A few days back, I attended a funeral. Not the first one I have been to…and being that I am still alive, certainly not the last one I will go to. Every cloud and all that.
On the drive home, I did some reflecting (I was too busy listening to the music during the funeral to reflect then like I was supposed to). And thought long and hard about something that was said during the service. Thinking during the drive home made the most sense as my wife and child were in the car, it was pissing it down with rain, the car was aquaplaning all over the place, so it made sense to get lost in my thoughts and not pay any attention to the road while driving too fast. Luckily we all made it home in one piece, although my underwear was a little on the stained side.
Anyway. What I was reflecting on during the drive was that in every funeral I have been to (not many…you know, I am not some serial funeral goer to..er or something weird) the same line was said. And I wonder if it happens at every funeral. The line was “…was loved by everyone”.
OK, so I am not too sure if it is mentioned on death row or anything because I am quietly confident that the average serial killer is maybe not so loved by everybody. But regardless…I had a thought about it and realised mine has to be different. Maybe a few truths instead of the standard lines. Not that the standard lines are lies…you know..before you think I am being horrible about the dearly departed amongst us.
Instead of the “Sy was loved by everyone” line, I am thinking I could have:
Sy liked to wear socks when his feet were cold.
He was also not overly loved all of the time.
At times, his wife wanted to shove a mildly hot poker in a place that isn’t his mouth.
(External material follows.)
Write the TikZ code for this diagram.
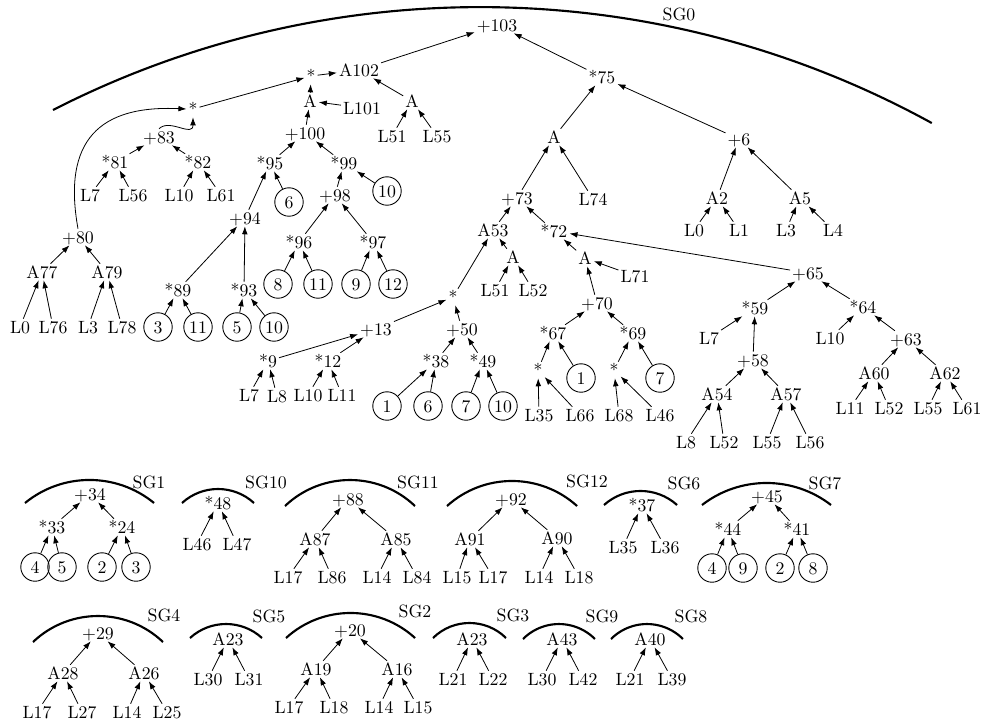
\documentclass[tikz,border=0pt]{standalone}
\usetikzlibrary{arrows.meta}
\begin{document}
\begin{tikzpicture}[x=0.5625pt,y=-0.5625pt,
  every node/.style={inner sep=1pt, text height=6.9pt, text depth=0pt},
  cn/.style={circle, draw, line width=0.5pt, minimum size=16pt, inner sep=0pt},
  arr/.style={-{Latex[length=4.5pt,width=3.2pt]}, line width=0.45pt},
  sgline/.style={line width=1.2pt}]
\useasboundingbox (0,0) rectangle (981,724);
% ---------------- SG0 ----------------
\draw[sgline] (53,110) arc[start angle=-117.1, end angle=-61.2, radius=937.6];
\node (sg0) at (679,14) {SG0};
\node (n103) at (497,25) {+103};
\node (s0) at (311,76) {*};
\node (a102) at (359,70) {A102};
\node (aA) at (310,101) {A};
\node (l101) at (362,108) {L101};
\node (aR) at (412,101) {A};
\node (l51a) at (392,136) {L51};
\node (l55a) at (437,136) {L55};
\node (s1) at (193,109) {*};
\node (p83) at (159,137) {+83};
\node (m81) at (115,162) {*81};
\node (m82) at (198,162) {*82};
\node (l7a) at (90,195) {L7};
\node (l56a) at (133,195) {L56};
\node (l10a) at (179,195) {L10};
\node (l61a) at (221,195) {L61};
\node (p100) at (305,133) {+100};
\node (m95) at (270,163) {*95};
\node (m99) at (344,163) {*99};
\node[cn] (c6a) at (289,202) {6};
\node[cn] (c10a) at (387,191) {10};
\node (p98) at (335,195) {+98};
\node (p94) at (245,218) {+94};
\node (m96) at (299,242) {*96};
\node (m97) at (373,242) {*97};
\node[cn] (c8) at (278,284) {8};
\node[cn] (c11a) at (318,284) {11};
\node[cn] (c9) at (356,284) {9};
\node[cn] (c12) at (393,284) {12};
\node (m89) at (178,290) {*89};
\node (m93) at (244,290) {*93};
\node[cn] (c3) at (158,327) {3};
\node[cn] (c11b) at (198,327) {11};
\node[cn] (c5) at (237,327) {5};
\node[cn] (c10b) at (274,327) {10};
\node (p80) at (78,237) {+80};
\node (a77) at (42,272) {A77};
\node (a79) at (107,272) {A79};
\node (l0a) at (20,327) {L0};
\node (l76) at (53,327) {L76};
\node (l3a) at (88,327) {L3};
\node (l78) at (122,327) {L78};
\node (m75) at (602,77) {*75};
\node (aB) at (554,137) {A};
\node (p6) at (739,139) {+6};
\node (p73) at (517,198) {+73};
\node (l74) at (593,199) {L74};
\node (a2) at (717,198) {A2};
\node (a5) at (800,198) {A5};
\node (l0b) at (694,230) {L0};
\node (l1) at (739,230) {L1};
\node (l3b) at (786,230) {L3};
\node (l4) at (833,230) {L4};
\node (a53) at (493,230) {A53};
\node (m72) at (554,231) {*72};
\node (aC) at (513,257) {A};
\node (l51b) at (495,290) {L51};
\node (l52a) at (533,290) {L52};
\node (s2) at (453,297) {*};
\node (p13) at (376,329) {+13};
\node (p50) at (462,329) {+50};
\node (m9) at (268,361) {*9};
\node (m12) at (328,361) {*12};
\node (m38) at (436,361) {*38};
\node (m49) at (483,361) {*49};
\node (l7b) at (249,395) {L7};
\node (l8a) at (277,396) {L8};
\node (l10b) at (308,395) {L10};
\node (l11a) at (342,395) {L11};
\node[cn] (c1a) at (387,406) {1};
\node[cn] (c6b) at (428,406) {6};
\node[cn] (c7a) at (466,406) {7};
\node[cn] (c10c) at (503,406) {10};
\node (aD) at (585,258) {A};
\node (l71) at (635,276) {L71};
\node (p65) at (808,273) {+65};
\node (p70) at (597,303) {+70};
\node (m67) at (553,333) {*67};
\node (m69) at (633,333) {*69};
\node (s3) at (538,370) {*};
\node[cn] (c1b) at (581,378) {1};
\node (s4) at (614,370) {*};
\node[cn] (c7b) at (660,378) {7};
\node (l35a) at (539,415) {L35};
\node (l66) at (580,415) {L66};
\node (l68) at (619,415) {L68};
\node (l46a) at (660,415) {L46};
\node (m59) at (755,308) {*59};
\node (m64) at (863,307) {*64};
\node (l7c) at (709,338) {L7};
\node (l10c) at (830,338) {L10};
\node (p58) at (753,360) {+58};
\node (p63) at (906,339) {+63};
\node (a54) at (717,394) {A54};
\node (a57) at (786,394) {A57};
\node (a60) at (874,373) {A60};
\node (a62) at (945,373) {A62};
\node (l11b) at (850,408) {L11};
\node (l52b) at (889,408) {L52};
\node (l55b) at (928,408) {L55};
\node (l61b) at (967,408) {L61};
\node (l8b) at (686,442) {L8};
\node (l52c) at (724,442) {L52};
\node (l55c) at (767,442) {L55};
\node (l56b) at (810,442) {L56};
\foreach \a/\b in {a102/n103, m75/n103, s0/a102, aA/s0, l101/aA, aR/a102, l51a/aR, l55a/aR,
  s1/s0, m81/p83, m82/p83, l7a/m81, l56a/m81, l10a/m82, l61a/m82, p100/aA, m95/p100, m99/p100,
  p94/m95, c6a/m95, p98/m99, c10a/m99, m96/p98, m97/p98, c8/m96, c11a/m96, c9/m97, c12/m97,
  m89/p94, m93/p94, c3/m89, c11b/m89, c5/m93, c10b/m93, a77/p80, a79/p80, l0a/a77, l76/a77,
  l3a/a79, l78/a79, aB/m75, p6/m75, p73/aB, l74/aB, a2/p6, a5/p6, l0b/a2, l1/a2, l3b/a5, l4/a5,
  a53/p73, m72/p73, s2/a53, aC/a53, l51b/aC, l52a/aC, p13/s2, p50/s2, m9/p13, m12/p13,
  l7b/m9, l8a/m9, l10b/m12, l11a/m12, m38/p50, m49/p50, c1a/m38, c6b/m38, c7a/m49, c10c/m49,
  aD/m72, p65/m72, l71/aD, p70/aD, m67/p70, m69/p70, s3/m67, c1b/m67, s4/m69, c7b/m69,
  l35a/s3, l66/s3, l68/s4, l46a/s4, m59/p65, m64/p65, l7c/m59, p58/m59, a54/p58, a57/p58,
  l8b/a54, l52c/a54, l55c/a57, l56b/a57, l10c/m64, p63/m64, a60/p63, a62/p63, l11b/a60,
  l52b/a60, l55b/a62, l61b/a62}
  \draw[arr] (\a) -- (\b);
\draw[arr] (p80.north) .. controls (62,140) and (100,105) .. (s1.west);
\draw[arr] (p83.north) .. controls (170,118) and (193,138) .. (s1.south);
% ---------------- row 2 ----------------
\draw[sgline] (25,503) arc[start angle=-129.3, end angle=-50.7, radius=101.9];
\node (sg1) at (149,482) {SG1};
\node (p34) at (90,494) {+34};
\node (m33) at (52,527) {*33};
\node (m24) at (122,527) {*24};
\node[cn] (c4a) at (35,567) {4};
\node[cn] (c5b) at (62,567) {5};
\node[cn] (c2a) at (102,567) {2};
\node[cn] (c3b) at (136,567) {3};
\draw[sgline] (182,503) arc[start angle=-132.5, end angle=-47.5, radius=53.3];
\node (sg10) at (266,482) {SG10};
\node (m48) at (218,503) {*48};
\node (l46b) at (197,544) {L46};
\node (l47) at (237,544) {L47};
\draw[sgline] (285,506) arc[start angle=-133.6, end angle=-46.4, radius=94.25];
\node (sg11) at (418,482) {SG11};
\node (p88) at (348,499) {+88};
\node (a87) at (315,539) {A87};
\node (a85) at (396,539) {A85};
\node (l17a) at (288,577) {L17};
\node (l86) at (332,577) {L86};
\node (l14a) at (377,577) {L14};
\node (l84) at (417,577) {L84};
\draw[sgline] (447,506) arc[start angle=-132.1, end angle=-47.9, radius=97];
\node (sg12) at (587,481) {SG12};
\node (p92) at (511,499) {+92};
\node (a91) at (470,539) {A91};
\node (a90) at (557,538) {A90};
\node (l15a) at (457,577) {L15};
\node (l17b) at (493,577) {L17};
\node (l14b) at (539,577) {L14};
\node (l18a) at (579,577) {L18};
\draw[sgline] (604,505) arc[start angle=-132, end angle=-48, radius=54.6];
\node (sg6) at (684,483) {SG6};
\node (m37) at (642,505) {*37};
\node (l35b) at (623,547) {L35};
\node (l36) at (665,547) {L36};
\draw[sgline] (702,505) arc[start angle=-127.7, end angle=-52.3, radius=105.5];
\node (sg7) at (825,483) {SG7};
\node (p45) at (767,496) {+45};
\node (m44) at (728,529) {*44};
\node (m41) at (797,529) {*41};
\node[cn] (c4b) at (712,568) {4};
\node[cn] (c9b) at (743,568) {9};
\node[cn] (c2b) at (780,568) {2};
\node[cn] (c8b) at (813,568) {8};
% ---------------- row 3 ----------------
\draw[sgline] (33,642) arc[start angle=-133.6, end angle=-46.4, radius=94.25];
\node (sg4) at (164,615) {SG4};
\node (p29) at (98,633) {+29};
\node (a28) at (63,673) {A28};
\node (a26) at (144,673) {A26};
\node (l17c) at (37,712) {L17};
\node (l27) at (82,712) {L27};
\node (l14c) at (127,712) {L14};
\node (l25) at (167,712) {L25};
\draw[sgline] (190,638) arc[start angle=-132.5, end angle=-47.5, radius=53.3];
\node (sg5) at (269,616) {SG5};
\node (a23a) at (228,639) {A23};
\node (l30a) at (208,679) {L30};
\node (l31) at (249,679) {L31};
\draw[sgline] (286,638) arc[start angle=-132.4, end angle=-47.6, radius=95.7];
\node (sg2) at (415,611) {SG2};
\node (p20) at (350,630) {+20};
\node (a19) at (316,669) {A19};
\node (a16) at (397,669) {A16};
\node (l17d) at (289,707) {L17};
\node (l18b) at (334,707) {L18};
\node (l14d) at (379,707) {L14};
\node (l15b) at (418,707) {L15};
\draw[sgline] (433,638) arc[start angle=-134.7, end angle=-45.3, radius=51.9];
\node (sg3) at (513,615) {SG3};
\node (a23b) at (472,639) {A23};
\node (l21a) at (453,679) {L21};
\node (l22) at (493,679) {L22};
\draw[sgline] (523,639) arc[start angle=-135.2, end angle=-44.8, radius=50.7];
\node (sg9) at (602,616) {SG9};
\node (a43) at (562,639) {A43};
\node (l30b) at (542,679) {L30};
\node (l42) at (583,679) {L42};
\draw[sgline] (611,639) arc[start angle=-135.2, end angle=-44.8, radius=50.7];
\node (sg8) at (691,616) {SG8};
\node (a40) at (650,639) {A40};
\node (l21b) at (630,679) {L21};
\node (l39) at (672,679) {L39};
\foreach \a/\b in {m33/p34, m24/p34, c4a/m33, c5b/m33, c2a/m24, c3b/m24, l46b/m48, l47/m48,
  a87/p88, a85/p88, l17a/a87, l86/a87, l14a/a85, l84/a85, a91/p92, a90/p92, l15a/a91, l17b/a91,
  l14b/a90, l18a/a90, l35b/m37, l36/m37, m44/p45, m41/p45, c4b/m44, c9b/m44, c2b/m41, c8b/m41,
  a28/p29, a26/p29, l17c/a28, l27/a28, l14c/a26, l25/a26, l30a/a23a, l31/a23a,
  a19/p20, a16/p20, l17d/a19, l18b/a19, l14d/a16, l15b/a16, l21a/a23b, l22/a23b,
  l30b/a43, l42/a43, l21b/a40, l39/a40}
  \draw[arr] (\a) -- (\b);
\end{tikzpicture}
\end{document}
For those in the audience too stupid, we mean in his arse. She found him annoying. Selfish. Arrogant. A bit of a twat. At times, he wished to flush one of his cats down the toilet when it cleaned it’s arse while sitting by his head…but never had an issue with using the cat to scratch his own arse. He would eat his daughters yoghurt’s…but only the ones she really likes…because they are also the ones he really likes. He would then tell his wife that she had eaten all 6 yoghurt’s that day. Being a young child who couldn’t talk, she could not defend herself. The world will be a better place without him. Although cadburys may find that their profits go down because he ate so much chocolate.
We wont miss the bitter idiot.
Fair? I dunno. If you don’t know me well…it’s all lies I tell you! If you know me well…sod off. You aren’t welcome around this post.
In unrelated news, I just had a large coffee. Yeah I get that you didn’t need to know that. I just like to share. It is important in life.